Tuesday, 18 October 2011

GeoTools - GIS for Java Developers

GeoTools is an excellent Geographical Information System (GIS) toolkit for Java. It is open-source and has regular updates. The last released version at the time of writing is 2.7 released on the 7th of October 2011. The toolkit also serves as an engine for some other GIS based open-source tools such as uDig, GeoMajas and GeoServer.GeoTools also has some good supporting documentation with tutorials for setting up the toolkit in Eclipse / Maven. The tutorials also give some pointers on generic Geospatial concepts, such as Features, Layers and Maps

A Feature in GIS world is any real world entity that can be represented on a Map. Valid examples of such entities are rivers, buildings, roads, etc. In GeoTools, Features are an instance of a FeatureType. Thus, Features can be considered analogous to (Java) Objects and FeatureTypes can be modelled as (Java) Classes. Features have attributes. for example,  a river may have length, depth, water salinity as its attributes similar to the Field concept in Java. Features also define operations which are analogous to Methods in the Java world. Thus, this close analogy between Java concepts and the GIS toolkit implementation  makes it an easy for Java programmers to work with the toolkit.

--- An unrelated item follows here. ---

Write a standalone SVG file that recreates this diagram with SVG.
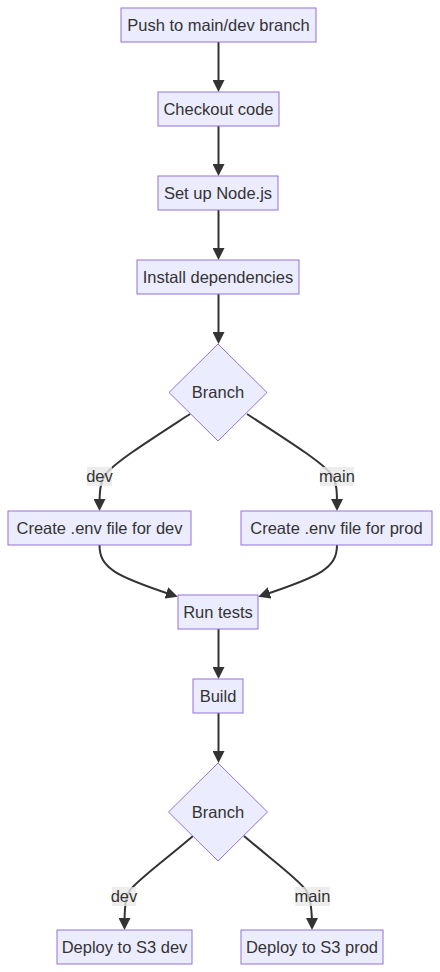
<svg xmlns="http://www.w3.org/2000/svg" width="440" height="972" viewBox="0 0 440 972">
<defs>
<marker id="arrow" viewBox="0 0 10 10" refX="6.7" refY="5" markerUnits="userSpaceOnUse" markerWidth="12" markerHeight="12" orient="auto">
<path d="M0,0 L10,5 L0,10 z" fill="#333333"/>
</marker>
<style>
.node rect, .node polygon { fill: #ECECFF; stroke: #9370DB; stroke-width: 1; }
.node text, .label text { font-family: "Liberation Sans", Arial, sans-serif; font-size: 16.5px; fill: #333333; text-anchor: middle; }
.edge { fill: none; stroke: #333333; stroke-width: 2; marker-end: url(#arrow); }
.label rect { fill: #e8e8e8; opacity: 0.8; }
</style>
</defs>
<rect width="440" height="972" fill="#ffffff"/>
<g id="connectors">
<path class="edge" d="M218.5,42 L218.5,88"/>
<path class="edge" d="M218.5,126 L218.5,172"/>
<path class="edge" d="M218.5,210 L218.5,256"/>
<path class="edge" d="M218.5,294 C218.5,310 218.5,325 218.5,340"/>
<path class="edge" d="M190,414 C150,440 115,462 105,475 C100,483 99.5,492 99.5,507"/>
<path class="edge" d="M247,414 C287,440 322,462 332,475 C337,483 337,492 337,507"/>
<path class="edge" d="M99.5,545 C99.5,568 115,576 174,595.5"/>
<path class="edge" d="M337,545 C337,568 321,576 262,595.5"/>
<path class="edge" d="M218.5,629 L218.5,675"/>
<path class="edge" d="M218.5,713 C218.5,730 218.5,745 218.5,759"/>
<path class="edge" d="M193,836 C165,860 140,878 130,890 C125,898 124.5,910 124.5,926"/>
<path class="edge" d="M244,836 C272,860 297,878 306,890 C311,898 312,910 312,926"/>
</g>
<g id="edge-labels">
<g class="label" id="label-dev-1"><rect x="87" y="467" width="25" height="19"/><text x="99.5" y="482">dev</text></g>
<g class="label" id="label-main-1"><rect x="320" y="467" width="34" height="19"/><text x="337" y="482">main</text></g>
<g class="label" id="label-dev-2"><rect x="112" y="887" width="24" height="19"/><text x="124" y="902">dev</text></g>
<g class="label" id="label-main-2"><rect x="295" y="887" width="35" height="19"/><text x="312.5" y="902">main</text></g>
</g>
<g class="node" id="push"><rect x="121" y="8" width="195" height="34"/><text x="218.5" y="30.5">Push to main/dev branch</text></g>
<g class="node" id="checkout"><rect x="158" y="92" width="121" height="34"/><text x="218.5" y="114.5">Checkout code</text></g>
<g class="node" id="setup-node"><rect x="158" y="176" width="120" height="34"/><text x="218" y="198.5">Set up Node.js</text></g>
<g class="node" id="install"><rect x="137" y="260" width="162" height="34"/><text x="218" y="282.5">Install dependencies</text></g>
<g class="node" id="branch1"><polygon points="218,344 267,392.5 218,441 169,392.5"/><text x="218" y="398">Branch</text></g>
<g class="node" id="env-dev"><rect x="8" y="511" width="183" height="34"/><text x="99.5" y="533.5">Create .env file for dev</text></g>
<g class="node" id="env-prod"><rect x="241" y="511" width="191" height="34"/><text x="336.5" y="533.5">Create .env file for prod</text></g>
<g class="node" id="run-tests"><rect x="178" y="595" width="80" height="34"/><text x="218" y="617.5">Run tests</text></g>
<g class="node" id="build"><rect x="193" y="679" width="50" height="34"/><text x="218" y="701.5">Build</text></g>
<g class="node" id="branch2"><polygon points="218,763 267.5,812 218,861 168.5,812"/><text x="218" y="817.5">Branch</text></g>
<g class="node" id="deploy-dev"><rect x="57" y="930" width="135" height="34"/><text x="124.5" y="952.5">Deploy to S3 dev</text></g>
<g class="node" id="deploy-prod"><rect x="241" y="930" width="142" height="34"/><text x="312" y="952.5">Deploy to S3 prod</text></g>
</svg>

Data in GIS (& GeoTools) can be represented in two forms, Raster or Vector type. Raster type data refers to digital images that can be transformed to a grid representation. Vector type data use Geometry to represent real-world elements.Geometry can be reduced to three main forms: Point, Line and Ploygon. Geometry also gives a location attribute to the element it refers to.

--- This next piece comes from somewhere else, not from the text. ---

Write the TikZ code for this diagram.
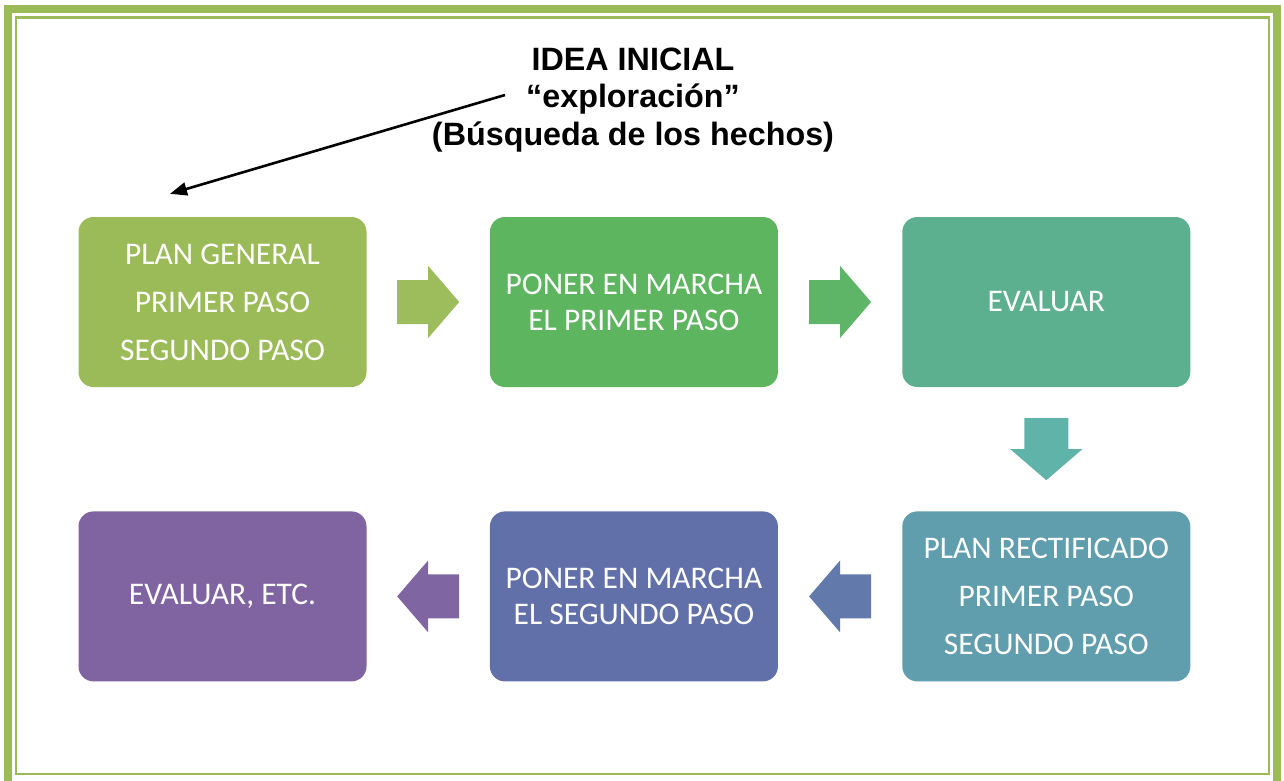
\documentclass[tikz,border=0pt]{standalone}
\usepackage{fontspec}
\setmainfont{Carlito}
\newfontfamily\arialfont{Liberation Sans}
\usetikzlibrary{positioning,calc,arrows.meta}

\definecolor{framegreen}{HTML}{9BBB59}
\definecolor{planA}{HTML}{9BBB59}
\definecolor{runA}{HTML}{5EB55F}
\definecolor{evalA}{HTML}{5DB08F}
\definecolor{planB}{HTML}{609DAD}
\definecolor{runB}{HTML}{6270AA}
\definecolor{evalB}{HTML}{8064A2}
\definecolor{arrA}{HTML}{9DBC5B}
\definecolor{arrB}{HTML}{5EB568}
\definecolor{arrC}{HTML}{60B3A8}
\definecolor{arrD}{HTML}{6279AB}
\definecolor{arrE}{HTML}{8065A3}

\tikzset{
	stepbox/.style={rectangle, rounded corners=15pt, minimum width=288pt, minimum height=170pt,
		inner sep=0pt, align=center, text=white, font=\fontsize{31.5}{36}\selectfont},
	blockarrow/.pic={
		\path[pic actions] (-31,22) -- (0,22) -- (0,36) -- (31,0) -- (0,-36) -- (0,-22) -- (-31,-22) -- cycle;
	}
}

\begin{document}
\begin{tikzpicture}[x=1pt, y=-1pt]
		\useasboundingbox (0,0) rectangle (1284,781);

		% frame
		\draw[framegreen, line width=8pt] (8,9) rectangle (1277,785);
		\draw[framegreen, line width=2.5pt] (16,17.5) rectangle (1269,774);

		% first row
		\node[stepbox, fill=planA] (plan1) at (222.5,302) {PLAN GENERAL\\[12pt]PRIMER PASO\\[12pt]SEGUNDO PASO};
		\node[stepbox, fill=runA, right=123pt of plan1] (run1) {PONER EN MARCHA\\EL PRIMER PASO};
		\node[stepbox, fill=evalA, right=124pt of run1] (eval1) {EVALUAR};

		% second row
		\node[stepbox, fill=planB, below=124pt of eval1] (plan2) {PLAN RECTIFICADO\\[12pt]PRIMER PASO\\[12pt]SEGUNDO PASO};
		\node[stepbox, fill=runB, left=124pt of plan2] (run2) {PONER EN MARCHA\\EL SEGUNDO PASO};
		\node[stepbox, fill=evalB, left=123pt of run2] (eval2) {EVALUAR, ETC.};

		% block arrows
		\pic[fill=arrA] at ($(plan1.east)!0.5!(run1.west)$) {blockarrow};
		\pic[fill=arrB] at ($(run1.east)!0.5!(eval1.west)$) {blockarrow};
		\pic[fill=arrC, rotate=-90] at ($(eval1.south)!0.5!(plan2.north)$) {blockarrow};
		\pic[fill=arrD, rotate=180] at ($(plan2.west)!0.5!(run2.east)$) {blockarrow};
		\pic[fill=arrE, rotate=180] at ($(run2.west)!0.5!(eval2.east)$) {blockarrow};

		% initial idea
		\node[align=center, font=\arialfont\bfseries\fontsize{32.3}{37.5}\selectfont] (idea) at (633,100)
			{IDEA INICIAL\\“exploración”\\(Búsqueda de los hechos)};
		\coordinate (ideatail) at (505,95);
		\coordinate (ideatip) at ($(plan1.north)+(-52.5,-23)$);
		\draw[line width=2.6pt, -{Triangle[length=17pt,width=13pt]}] (ideatail) -- (ideatip);
	\end{tikzpicture}
\end{document}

Thus, in GeoTools, defining a Feature using a Vector datatype requires a Geometry component specification.  A Feature also has a Style component associated with it. The Style component defines the rendering and look and feel of the Feature on the Map. Features are connected to a Map using Layers. A Map can have several Layers. A Layer contains a set of Features and their associated Styles. It is possible to overlay several Layers on a Map and thus have different objects visible in the same view.Usually, this entire information schema is stored within a file, known as a ShapeFile.

To summarise the process of rendering a Map using GeoTools, the following steps need to be followed:

1. Create a Map, using a DefaultMapContext
2. Load the ShapeFile 
3. Extract the FeatureSource from the ShapeFile  [FileDataStoreFinder.getDataStore(shapeFileLocation)]
4. Create a Style using the FeatureSource. GeoTools has some good tutorials on getting this done.
  A Style involves creating FeatureTypeStyles and associating Symbolizers and Rules with the defined FeatureTypeStyles.
5. Add the Style to a Layer of the Map.
6. Add the Map and a Renderer, to a JMapPane which extends JPanel.
7. Display the JMapPane.

GeoTools also has tools available for creating ShapeFiles from CSV files.Thus, GeoTools simplifies the process of creating GIS applications in Java and enables applications to be up and running within a matter of hours.